• _Source records_:
================

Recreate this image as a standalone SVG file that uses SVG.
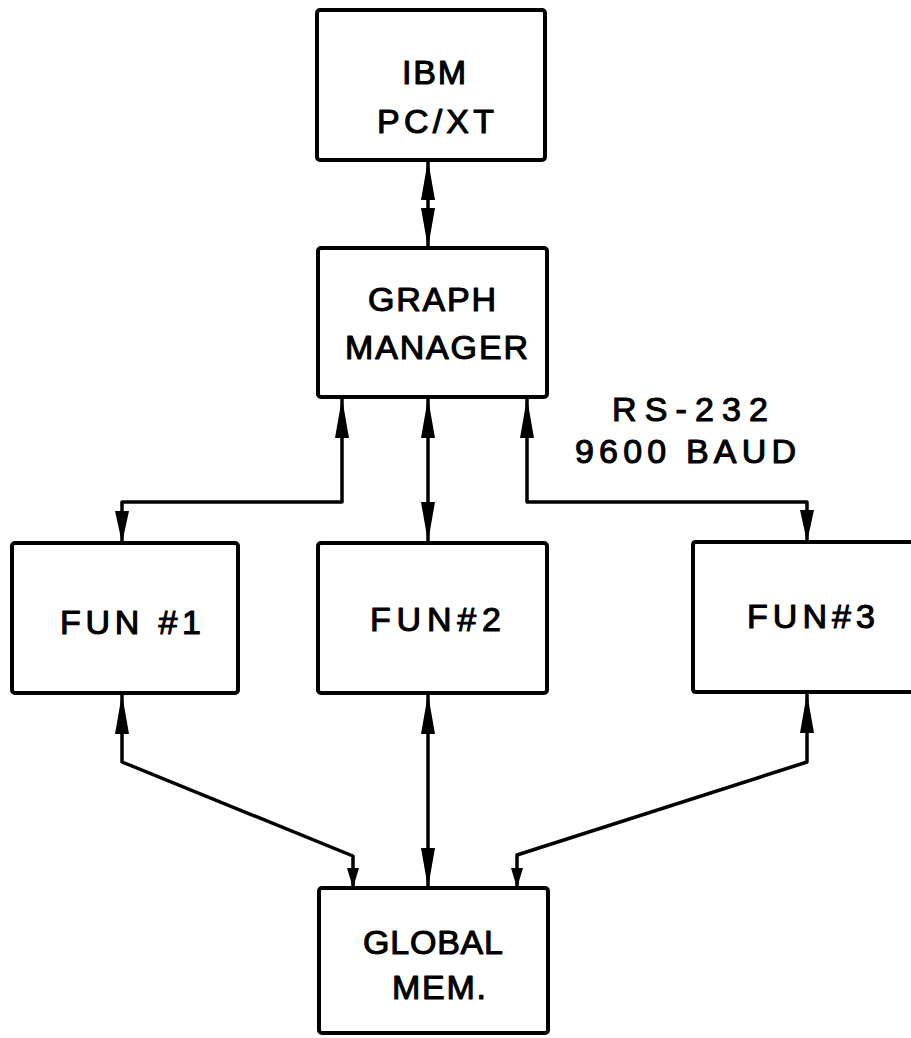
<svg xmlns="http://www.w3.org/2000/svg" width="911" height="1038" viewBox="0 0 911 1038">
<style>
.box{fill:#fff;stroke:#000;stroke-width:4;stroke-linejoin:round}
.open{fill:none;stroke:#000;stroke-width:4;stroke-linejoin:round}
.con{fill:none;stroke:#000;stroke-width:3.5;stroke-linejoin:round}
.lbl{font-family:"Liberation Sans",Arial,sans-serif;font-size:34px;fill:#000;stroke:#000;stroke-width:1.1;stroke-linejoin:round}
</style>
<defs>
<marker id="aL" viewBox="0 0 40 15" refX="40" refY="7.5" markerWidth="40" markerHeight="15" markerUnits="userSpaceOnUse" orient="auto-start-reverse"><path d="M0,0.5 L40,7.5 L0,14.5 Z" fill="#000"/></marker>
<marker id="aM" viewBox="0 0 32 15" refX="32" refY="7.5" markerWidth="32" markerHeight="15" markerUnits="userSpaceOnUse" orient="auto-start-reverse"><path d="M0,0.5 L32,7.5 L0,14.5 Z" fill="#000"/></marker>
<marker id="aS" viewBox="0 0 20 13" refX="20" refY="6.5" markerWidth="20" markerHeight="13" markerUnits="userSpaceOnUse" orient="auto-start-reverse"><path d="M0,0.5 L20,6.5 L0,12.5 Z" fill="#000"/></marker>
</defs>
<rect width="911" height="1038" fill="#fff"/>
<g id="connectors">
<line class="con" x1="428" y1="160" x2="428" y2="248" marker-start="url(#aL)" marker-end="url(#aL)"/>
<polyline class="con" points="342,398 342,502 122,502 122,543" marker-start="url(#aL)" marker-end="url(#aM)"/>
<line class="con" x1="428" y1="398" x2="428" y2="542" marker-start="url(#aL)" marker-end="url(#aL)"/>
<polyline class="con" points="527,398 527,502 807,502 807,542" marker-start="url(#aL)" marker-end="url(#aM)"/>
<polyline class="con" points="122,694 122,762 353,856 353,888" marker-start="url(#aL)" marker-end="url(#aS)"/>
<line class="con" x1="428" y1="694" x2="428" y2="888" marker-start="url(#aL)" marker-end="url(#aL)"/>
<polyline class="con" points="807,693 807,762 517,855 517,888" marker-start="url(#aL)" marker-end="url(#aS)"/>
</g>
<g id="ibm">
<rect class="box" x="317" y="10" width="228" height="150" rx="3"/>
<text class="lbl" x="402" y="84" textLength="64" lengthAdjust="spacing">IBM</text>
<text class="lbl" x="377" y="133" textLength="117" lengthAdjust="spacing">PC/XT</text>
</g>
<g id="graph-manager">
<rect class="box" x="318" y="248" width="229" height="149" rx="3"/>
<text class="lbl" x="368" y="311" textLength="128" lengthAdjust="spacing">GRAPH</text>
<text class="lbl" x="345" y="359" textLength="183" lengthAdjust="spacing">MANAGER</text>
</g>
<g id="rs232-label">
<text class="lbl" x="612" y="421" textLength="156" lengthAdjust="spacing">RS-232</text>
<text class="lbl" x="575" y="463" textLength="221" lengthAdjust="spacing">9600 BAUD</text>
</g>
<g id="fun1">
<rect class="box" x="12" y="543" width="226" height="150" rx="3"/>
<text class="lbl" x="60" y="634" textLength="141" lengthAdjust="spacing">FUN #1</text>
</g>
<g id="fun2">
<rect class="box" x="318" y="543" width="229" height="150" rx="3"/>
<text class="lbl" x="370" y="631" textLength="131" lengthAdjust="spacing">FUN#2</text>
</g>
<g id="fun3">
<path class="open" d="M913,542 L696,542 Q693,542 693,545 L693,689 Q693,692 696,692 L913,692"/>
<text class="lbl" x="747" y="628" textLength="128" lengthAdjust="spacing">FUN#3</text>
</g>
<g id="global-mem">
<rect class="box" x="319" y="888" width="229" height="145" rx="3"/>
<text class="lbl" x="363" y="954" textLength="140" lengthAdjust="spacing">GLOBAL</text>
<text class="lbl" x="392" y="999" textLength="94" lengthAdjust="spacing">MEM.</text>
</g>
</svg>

================

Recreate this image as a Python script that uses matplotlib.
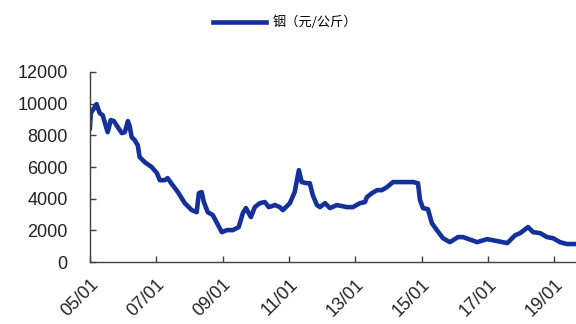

================

• _Task instructions_: Extract all lines from the material above that include the word "this".

• _The reply_:
Recreate this image as a standalone SVG file that uses SVG.
Recreate this image as a Python script that uses matplotlib.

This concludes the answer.